Record extracts –
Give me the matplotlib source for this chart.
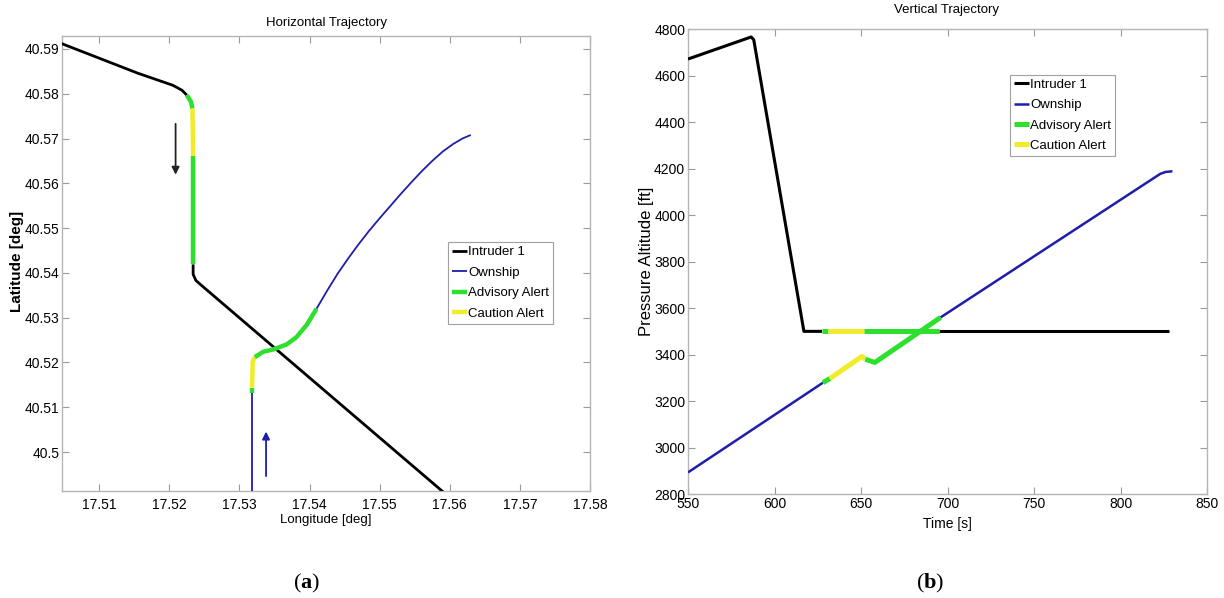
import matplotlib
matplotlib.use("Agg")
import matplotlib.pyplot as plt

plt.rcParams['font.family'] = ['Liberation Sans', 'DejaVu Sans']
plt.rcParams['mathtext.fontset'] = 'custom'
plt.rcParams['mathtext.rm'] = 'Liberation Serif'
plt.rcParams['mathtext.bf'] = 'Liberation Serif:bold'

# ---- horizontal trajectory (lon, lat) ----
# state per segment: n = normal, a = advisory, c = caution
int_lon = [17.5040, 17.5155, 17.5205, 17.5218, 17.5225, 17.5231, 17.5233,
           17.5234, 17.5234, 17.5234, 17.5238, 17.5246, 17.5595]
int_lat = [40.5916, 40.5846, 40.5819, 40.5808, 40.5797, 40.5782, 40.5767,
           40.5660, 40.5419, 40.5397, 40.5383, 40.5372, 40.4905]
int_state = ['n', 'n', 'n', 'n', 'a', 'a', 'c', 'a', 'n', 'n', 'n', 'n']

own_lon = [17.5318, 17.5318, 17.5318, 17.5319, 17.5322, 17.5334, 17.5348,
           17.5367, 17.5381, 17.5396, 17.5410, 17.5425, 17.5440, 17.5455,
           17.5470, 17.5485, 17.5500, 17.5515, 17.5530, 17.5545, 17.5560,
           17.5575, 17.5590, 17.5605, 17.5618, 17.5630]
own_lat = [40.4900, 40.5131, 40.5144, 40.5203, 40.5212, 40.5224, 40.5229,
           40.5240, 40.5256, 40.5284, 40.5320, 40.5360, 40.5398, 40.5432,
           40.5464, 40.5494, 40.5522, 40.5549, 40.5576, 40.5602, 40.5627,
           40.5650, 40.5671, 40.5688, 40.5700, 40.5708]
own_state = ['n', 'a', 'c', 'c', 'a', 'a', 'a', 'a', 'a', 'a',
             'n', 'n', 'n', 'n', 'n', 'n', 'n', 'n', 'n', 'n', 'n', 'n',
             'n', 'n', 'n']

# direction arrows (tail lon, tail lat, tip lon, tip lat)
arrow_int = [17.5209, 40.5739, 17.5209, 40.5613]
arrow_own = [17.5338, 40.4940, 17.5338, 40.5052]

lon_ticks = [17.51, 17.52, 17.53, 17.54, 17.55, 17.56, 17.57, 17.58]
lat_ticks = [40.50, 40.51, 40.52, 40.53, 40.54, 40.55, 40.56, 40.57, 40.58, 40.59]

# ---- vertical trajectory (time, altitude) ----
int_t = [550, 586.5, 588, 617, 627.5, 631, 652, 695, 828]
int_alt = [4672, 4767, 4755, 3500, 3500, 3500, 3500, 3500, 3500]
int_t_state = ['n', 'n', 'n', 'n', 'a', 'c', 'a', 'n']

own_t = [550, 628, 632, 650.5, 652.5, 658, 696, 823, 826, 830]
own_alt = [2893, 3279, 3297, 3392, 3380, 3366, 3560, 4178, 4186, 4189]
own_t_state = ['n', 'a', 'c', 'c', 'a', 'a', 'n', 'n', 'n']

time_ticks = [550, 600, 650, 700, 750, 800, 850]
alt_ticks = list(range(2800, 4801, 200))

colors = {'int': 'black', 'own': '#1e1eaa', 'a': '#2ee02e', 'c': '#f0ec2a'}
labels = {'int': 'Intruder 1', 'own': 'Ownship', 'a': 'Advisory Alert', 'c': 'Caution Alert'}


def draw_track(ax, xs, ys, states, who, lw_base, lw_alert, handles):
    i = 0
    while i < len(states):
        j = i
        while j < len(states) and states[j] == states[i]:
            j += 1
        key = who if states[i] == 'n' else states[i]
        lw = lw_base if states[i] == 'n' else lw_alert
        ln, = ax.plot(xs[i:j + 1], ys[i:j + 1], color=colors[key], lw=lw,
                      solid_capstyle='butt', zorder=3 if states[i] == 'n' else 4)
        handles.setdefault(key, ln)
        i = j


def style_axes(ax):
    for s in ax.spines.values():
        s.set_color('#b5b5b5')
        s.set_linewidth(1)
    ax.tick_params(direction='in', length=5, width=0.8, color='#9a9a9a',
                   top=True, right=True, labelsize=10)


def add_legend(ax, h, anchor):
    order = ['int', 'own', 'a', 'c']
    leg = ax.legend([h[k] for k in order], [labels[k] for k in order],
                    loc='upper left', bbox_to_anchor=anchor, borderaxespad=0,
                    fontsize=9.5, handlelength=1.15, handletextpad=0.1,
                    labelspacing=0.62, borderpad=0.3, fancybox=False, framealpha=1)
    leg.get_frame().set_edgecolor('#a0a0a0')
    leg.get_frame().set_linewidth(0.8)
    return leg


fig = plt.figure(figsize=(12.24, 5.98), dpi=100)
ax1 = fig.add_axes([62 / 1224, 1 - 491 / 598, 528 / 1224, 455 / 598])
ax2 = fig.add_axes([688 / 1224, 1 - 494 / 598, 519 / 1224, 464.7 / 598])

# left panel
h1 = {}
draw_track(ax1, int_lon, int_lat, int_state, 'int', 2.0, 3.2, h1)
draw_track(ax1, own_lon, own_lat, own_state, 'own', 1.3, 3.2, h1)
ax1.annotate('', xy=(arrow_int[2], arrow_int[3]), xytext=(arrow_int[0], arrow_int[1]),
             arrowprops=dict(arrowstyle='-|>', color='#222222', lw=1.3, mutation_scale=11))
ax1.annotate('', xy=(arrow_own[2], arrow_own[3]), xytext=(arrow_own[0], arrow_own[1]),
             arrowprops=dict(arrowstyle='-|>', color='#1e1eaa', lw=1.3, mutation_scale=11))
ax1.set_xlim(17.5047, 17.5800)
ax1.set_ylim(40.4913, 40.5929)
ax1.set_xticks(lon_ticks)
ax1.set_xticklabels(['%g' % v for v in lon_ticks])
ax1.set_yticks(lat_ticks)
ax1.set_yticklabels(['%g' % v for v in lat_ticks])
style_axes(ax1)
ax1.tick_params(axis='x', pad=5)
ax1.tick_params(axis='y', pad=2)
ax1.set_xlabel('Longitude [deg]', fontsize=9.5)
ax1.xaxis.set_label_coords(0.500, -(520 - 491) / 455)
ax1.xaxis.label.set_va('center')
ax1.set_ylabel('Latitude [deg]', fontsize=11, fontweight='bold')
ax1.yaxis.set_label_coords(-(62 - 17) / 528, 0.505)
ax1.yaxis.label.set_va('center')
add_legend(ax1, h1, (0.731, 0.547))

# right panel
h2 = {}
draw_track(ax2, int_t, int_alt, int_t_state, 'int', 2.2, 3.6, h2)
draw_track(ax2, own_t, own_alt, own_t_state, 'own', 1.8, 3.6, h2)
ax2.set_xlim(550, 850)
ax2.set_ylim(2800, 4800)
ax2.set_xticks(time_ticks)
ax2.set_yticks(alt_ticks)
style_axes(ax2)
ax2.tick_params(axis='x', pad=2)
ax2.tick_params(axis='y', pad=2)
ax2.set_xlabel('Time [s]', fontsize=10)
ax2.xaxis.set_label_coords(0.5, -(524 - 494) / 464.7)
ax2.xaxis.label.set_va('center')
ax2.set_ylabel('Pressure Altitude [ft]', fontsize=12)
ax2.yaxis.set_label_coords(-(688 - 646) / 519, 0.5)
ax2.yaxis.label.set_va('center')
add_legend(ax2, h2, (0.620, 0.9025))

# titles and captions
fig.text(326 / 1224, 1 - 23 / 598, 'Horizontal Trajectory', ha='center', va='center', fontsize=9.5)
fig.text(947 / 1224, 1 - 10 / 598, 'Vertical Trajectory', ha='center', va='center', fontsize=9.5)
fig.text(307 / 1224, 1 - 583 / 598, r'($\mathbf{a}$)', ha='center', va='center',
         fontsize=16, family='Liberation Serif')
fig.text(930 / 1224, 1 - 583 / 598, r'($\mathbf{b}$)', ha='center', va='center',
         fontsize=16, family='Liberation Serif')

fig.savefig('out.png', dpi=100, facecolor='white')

==

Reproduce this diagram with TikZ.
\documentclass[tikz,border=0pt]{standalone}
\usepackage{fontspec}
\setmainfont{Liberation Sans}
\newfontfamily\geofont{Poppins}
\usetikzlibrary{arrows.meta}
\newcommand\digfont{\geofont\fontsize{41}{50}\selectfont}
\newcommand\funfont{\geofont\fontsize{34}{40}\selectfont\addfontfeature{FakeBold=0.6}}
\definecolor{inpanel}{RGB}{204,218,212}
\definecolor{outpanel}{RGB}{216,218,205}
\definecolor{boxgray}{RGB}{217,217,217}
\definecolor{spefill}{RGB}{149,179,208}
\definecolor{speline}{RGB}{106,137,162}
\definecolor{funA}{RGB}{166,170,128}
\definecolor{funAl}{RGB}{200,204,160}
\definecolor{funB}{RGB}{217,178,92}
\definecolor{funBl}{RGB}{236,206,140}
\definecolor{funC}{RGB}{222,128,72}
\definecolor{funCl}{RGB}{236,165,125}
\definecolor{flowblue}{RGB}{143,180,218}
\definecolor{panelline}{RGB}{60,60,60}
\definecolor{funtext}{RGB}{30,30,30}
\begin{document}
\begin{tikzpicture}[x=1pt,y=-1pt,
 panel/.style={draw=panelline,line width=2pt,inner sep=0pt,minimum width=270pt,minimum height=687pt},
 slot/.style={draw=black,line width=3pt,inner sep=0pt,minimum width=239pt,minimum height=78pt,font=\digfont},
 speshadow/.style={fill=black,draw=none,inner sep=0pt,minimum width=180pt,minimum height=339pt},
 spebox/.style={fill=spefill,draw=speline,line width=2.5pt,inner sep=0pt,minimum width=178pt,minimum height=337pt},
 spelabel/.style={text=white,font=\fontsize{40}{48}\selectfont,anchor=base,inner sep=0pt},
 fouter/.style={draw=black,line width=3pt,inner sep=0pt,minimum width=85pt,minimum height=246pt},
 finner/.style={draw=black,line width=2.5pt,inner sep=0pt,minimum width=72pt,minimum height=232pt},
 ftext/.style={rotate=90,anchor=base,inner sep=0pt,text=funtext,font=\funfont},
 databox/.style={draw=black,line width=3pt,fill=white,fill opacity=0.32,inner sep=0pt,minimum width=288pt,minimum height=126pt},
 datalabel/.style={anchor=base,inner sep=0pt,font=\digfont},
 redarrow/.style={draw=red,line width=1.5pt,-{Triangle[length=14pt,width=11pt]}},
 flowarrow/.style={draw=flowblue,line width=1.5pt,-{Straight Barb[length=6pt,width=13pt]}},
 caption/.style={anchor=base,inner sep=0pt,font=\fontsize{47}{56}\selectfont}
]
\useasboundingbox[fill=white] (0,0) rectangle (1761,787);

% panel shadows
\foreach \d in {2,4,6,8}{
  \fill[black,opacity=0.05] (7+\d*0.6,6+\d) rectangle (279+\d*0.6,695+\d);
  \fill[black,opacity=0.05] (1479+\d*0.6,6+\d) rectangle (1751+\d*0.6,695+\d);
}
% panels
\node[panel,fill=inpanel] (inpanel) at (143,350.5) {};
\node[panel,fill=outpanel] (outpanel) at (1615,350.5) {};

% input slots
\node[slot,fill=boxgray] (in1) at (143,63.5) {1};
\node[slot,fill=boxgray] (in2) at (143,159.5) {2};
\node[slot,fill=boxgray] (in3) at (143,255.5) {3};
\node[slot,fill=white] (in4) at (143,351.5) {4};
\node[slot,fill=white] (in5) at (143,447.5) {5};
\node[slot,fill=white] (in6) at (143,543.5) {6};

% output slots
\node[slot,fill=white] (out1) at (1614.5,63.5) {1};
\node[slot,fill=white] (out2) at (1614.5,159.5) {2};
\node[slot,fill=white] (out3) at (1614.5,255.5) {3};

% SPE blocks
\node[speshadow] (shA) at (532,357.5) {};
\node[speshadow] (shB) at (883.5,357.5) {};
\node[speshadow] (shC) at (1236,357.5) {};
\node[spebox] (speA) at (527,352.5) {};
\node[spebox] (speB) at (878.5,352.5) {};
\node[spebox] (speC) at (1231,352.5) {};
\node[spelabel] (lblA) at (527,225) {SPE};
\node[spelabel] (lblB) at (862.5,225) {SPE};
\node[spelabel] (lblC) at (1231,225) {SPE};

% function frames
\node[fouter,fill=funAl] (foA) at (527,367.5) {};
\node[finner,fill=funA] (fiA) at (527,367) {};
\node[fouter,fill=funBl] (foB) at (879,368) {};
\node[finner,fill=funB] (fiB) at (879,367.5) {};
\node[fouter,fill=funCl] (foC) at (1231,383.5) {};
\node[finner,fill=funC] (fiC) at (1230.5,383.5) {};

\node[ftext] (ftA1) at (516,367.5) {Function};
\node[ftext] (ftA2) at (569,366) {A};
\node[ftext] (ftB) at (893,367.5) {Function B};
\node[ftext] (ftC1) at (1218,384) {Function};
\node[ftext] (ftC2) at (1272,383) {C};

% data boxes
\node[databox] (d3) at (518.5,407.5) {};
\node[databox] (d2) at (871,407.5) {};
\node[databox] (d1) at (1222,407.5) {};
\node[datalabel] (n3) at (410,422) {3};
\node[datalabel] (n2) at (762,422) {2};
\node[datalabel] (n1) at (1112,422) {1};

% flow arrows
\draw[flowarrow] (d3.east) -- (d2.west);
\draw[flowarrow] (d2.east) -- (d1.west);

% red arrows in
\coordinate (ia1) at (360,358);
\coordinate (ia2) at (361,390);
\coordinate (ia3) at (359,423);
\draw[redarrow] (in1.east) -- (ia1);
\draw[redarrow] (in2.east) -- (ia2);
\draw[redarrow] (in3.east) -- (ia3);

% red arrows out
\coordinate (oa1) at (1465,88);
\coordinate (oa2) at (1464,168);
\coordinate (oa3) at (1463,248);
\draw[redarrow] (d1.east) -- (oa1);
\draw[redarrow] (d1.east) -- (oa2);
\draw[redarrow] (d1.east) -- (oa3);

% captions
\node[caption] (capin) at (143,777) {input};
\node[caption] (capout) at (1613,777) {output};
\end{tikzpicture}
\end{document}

==

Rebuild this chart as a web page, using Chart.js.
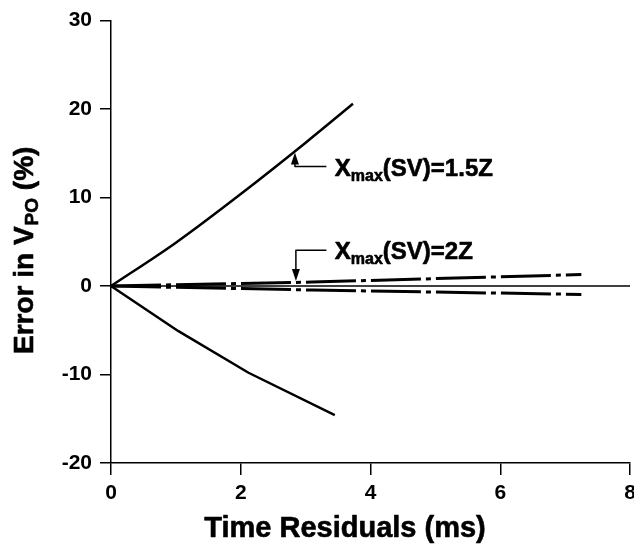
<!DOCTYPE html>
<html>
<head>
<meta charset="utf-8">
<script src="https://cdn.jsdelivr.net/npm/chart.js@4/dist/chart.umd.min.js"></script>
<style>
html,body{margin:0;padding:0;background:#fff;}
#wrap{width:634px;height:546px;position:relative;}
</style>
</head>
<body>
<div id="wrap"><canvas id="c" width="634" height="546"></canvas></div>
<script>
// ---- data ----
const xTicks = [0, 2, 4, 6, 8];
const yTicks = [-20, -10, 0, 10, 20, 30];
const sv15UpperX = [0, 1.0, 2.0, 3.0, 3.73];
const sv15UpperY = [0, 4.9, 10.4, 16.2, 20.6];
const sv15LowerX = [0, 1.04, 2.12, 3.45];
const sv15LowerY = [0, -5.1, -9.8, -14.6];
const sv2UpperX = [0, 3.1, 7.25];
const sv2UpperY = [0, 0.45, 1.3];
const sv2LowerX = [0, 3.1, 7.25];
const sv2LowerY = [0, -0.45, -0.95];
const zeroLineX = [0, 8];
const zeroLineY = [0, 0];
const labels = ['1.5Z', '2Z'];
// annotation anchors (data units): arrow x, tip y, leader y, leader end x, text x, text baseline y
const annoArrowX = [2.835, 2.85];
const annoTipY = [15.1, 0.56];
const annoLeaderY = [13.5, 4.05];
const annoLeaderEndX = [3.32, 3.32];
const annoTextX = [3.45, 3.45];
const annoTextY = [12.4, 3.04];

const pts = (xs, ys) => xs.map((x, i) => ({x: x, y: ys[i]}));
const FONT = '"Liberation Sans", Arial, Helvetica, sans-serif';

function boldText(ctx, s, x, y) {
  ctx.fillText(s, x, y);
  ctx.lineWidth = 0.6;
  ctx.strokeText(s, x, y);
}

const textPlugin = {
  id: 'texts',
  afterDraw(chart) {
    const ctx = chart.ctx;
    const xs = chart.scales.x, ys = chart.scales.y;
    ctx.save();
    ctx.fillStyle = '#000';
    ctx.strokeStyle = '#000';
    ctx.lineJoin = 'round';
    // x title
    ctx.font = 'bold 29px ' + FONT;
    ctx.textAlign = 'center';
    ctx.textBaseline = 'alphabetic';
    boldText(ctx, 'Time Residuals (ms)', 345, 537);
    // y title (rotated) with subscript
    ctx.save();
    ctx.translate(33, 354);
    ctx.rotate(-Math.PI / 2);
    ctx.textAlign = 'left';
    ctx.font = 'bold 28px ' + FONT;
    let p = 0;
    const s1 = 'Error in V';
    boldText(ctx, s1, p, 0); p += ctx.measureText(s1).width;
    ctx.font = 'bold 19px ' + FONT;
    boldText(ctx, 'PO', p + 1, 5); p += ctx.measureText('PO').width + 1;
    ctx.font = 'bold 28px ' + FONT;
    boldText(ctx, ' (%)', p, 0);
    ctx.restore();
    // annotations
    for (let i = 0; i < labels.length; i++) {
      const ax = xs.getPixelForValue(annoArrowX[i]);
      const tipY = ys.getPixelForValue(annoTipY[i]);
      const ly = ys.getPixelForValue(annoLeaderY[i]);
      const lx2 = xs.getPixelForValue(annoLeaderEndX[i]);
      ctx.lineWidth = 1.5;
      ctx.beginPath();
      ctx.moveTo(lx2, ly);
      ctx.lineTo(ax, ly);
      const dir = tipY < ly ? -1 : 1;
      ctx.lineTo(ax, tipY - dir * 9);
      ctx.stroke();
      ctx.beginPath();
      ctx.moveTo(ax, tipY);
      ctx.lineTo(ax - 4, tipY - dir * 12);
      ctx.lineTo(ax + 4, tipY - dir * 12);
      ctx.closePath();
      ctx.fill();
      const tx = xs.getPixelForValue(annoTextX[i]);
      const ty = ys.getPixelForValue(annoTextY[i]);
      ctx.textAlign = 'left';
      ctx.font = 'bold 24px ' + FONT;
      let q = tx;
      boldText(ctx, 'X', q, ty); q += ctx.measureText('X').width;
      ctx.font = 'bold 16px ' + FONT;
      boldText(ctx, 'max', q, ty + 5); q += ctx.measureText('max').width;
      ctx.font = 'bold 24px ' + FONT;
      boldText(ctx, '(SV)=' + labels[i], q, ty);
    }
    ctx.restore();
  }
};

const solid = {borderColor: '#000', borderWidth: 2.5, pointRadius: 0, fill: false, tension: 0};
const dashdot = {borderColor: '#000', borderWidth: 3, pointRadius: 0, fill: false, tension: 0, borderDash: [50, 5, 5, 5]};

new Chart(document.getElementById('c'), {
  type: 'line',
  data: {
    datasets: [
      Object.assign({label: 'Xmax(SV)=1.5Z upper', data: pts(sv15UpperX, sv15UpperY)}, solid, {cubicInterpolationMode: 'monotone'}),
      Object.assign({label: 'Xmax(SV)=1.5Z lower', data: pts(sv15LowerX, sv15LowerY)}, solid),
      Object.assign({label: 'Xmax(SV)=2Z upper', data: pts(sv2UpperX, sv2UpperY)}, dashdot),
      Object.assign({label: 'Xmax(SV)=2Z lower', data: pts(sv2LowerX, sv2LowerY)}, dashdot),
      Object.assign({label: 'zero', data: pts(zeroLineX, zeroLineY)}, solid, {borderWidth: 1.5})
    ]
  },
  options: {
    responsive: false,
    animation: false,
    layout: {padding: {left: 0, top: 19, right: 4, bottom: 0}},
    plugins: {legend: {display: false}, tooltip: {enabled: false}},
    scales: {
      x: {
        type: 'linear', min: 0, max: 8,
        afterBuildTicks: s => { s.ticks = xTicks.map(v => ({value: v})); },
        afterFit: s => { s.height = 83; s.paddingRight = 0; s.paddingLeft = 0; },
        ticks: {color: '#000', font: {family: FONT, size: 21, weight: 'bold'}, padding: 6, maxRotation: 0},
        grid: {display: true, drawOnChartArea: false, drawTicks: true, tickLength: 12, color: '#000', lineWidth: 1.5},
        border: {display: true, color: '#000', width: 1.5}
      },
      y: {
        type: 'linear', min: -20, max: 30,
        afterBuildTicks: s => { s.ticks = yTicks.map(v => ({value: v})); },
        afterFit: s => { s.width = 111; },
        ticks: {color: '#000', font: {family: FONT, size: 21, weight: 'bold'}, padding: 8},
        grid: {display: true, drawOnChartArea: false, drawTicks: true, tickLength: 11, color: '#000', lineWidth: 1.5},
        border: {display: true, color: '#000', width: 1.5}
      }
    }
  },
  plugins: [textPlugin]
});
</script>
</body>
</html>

Directions – Leave out the pictures and transcribe exactly the lines from the one containing "Give me the matplotlib source for this chart." through the one containing "int_t_state = ['n', 'n', 'n', 'n', 'a', 'c', 'a', 'n']".

Answer to the problem –
Give me the matplotlib source for this chart.
import matplotlib
matplotlib.use("Agg")
import matplotlib.pyplot as plt

plt.rcParams['font.family'] = ['Liberation Sans', 'DejaVu Sans']
plt.rcParams['mathtext.fontset'] = 'custom'
plt.rcParams['mathtext.rm'] = 'Liberation Serif'
plt.rcParams['mathtext.bf'] = 'Liberation Serif:bold'

# ---- horizontal trajectory (lon, lat) ----
# state per segment: n = normal, a = advisory, c = caution
int_lon = [17.5040, 17.5155, 17.5205, 17.5218, 17.5225, 17.5231, 17.5233,
           17.5234, 17.5234, 17.5234, 17.5238, 17.5246, 17.5595]
int_lat = [40.5916, 40.5846, 40.5819, 40.5808, 40.5797, 40.5782, 40.5767,
           40.5660, 40.5419, 40.5397, 40.5383, 40.5372, 40.4905]
int_state = ['n', 'n', 'n', 'n', 'a', 'a', 'c', 'a', 'n', 'n', 'n', 'n']

own_lon = [17.5318, 17.5318, 17.5318, 17.5319, 17.5322, 17.5334, 17.5348,
           17.5367, 17.5381, 17.5396, 17.5410, 17.5425, 17.5440, 17.5455,
           17.5470, 17.5485, 17.5500, 17.5515, 17.5530, 17.5545, 17.5560,
           17.5575, 17.5590, 17.5605, 17.5618, 17.5630]
own_lat = [40.4900, 40.5131, 40.5144, 40.5203, 40.5212, 40.5224, 40.5229,
           40.5240, 40.5256, 40.5284, 40.5320, 40.5360, 40.5398, 40.5432,
           40.5464, 40.5494, 40.5522, 40.5549, 40.5576, 40.5602, 40.5627,
           40.5650, 40.5671, 40.5688, 40.5700, 40.5708]
own_state = ['n', 'a', 'c', 'c', 'a', 'a', 'a', 'a', 'a', 'a',
             'n', 'n', 'n', 'n', 'n', 'n', 'n', 'n', 'n', 'n', 'n', 'n',
             'n', 'n', 'n']

# direction arrows (tail lon, tail lat, tip lon, tip lat)
arrow_int = [17.5209, 40.5739, 17.5209, 40.5613]
arrow_own = [17.5338, 40.4940, 17.5338, 40.5052]

lon_ticks = [17.51, 17.52, 17.53, 17.54, 17.55, 17.56, 17.57, 17.58]
lat_ticks = [40.50, 40.51, 40.52, 40.53, 40.54, 40.55, 40.56, 40.57, 40.58, 40.59]

# ---- vertical trajectory (time, altitude) ----
int_t = [550, 586.5, 588, 617, 627.5, 631, 652, 695, 828]
int_alt = [4672, 4767, 4755, 3500, 3500, 3500, 3500, 3500, 3500]
int_t_state = ['n', 'n', 'n', 'n', 'a', 'c', 'a', 'n']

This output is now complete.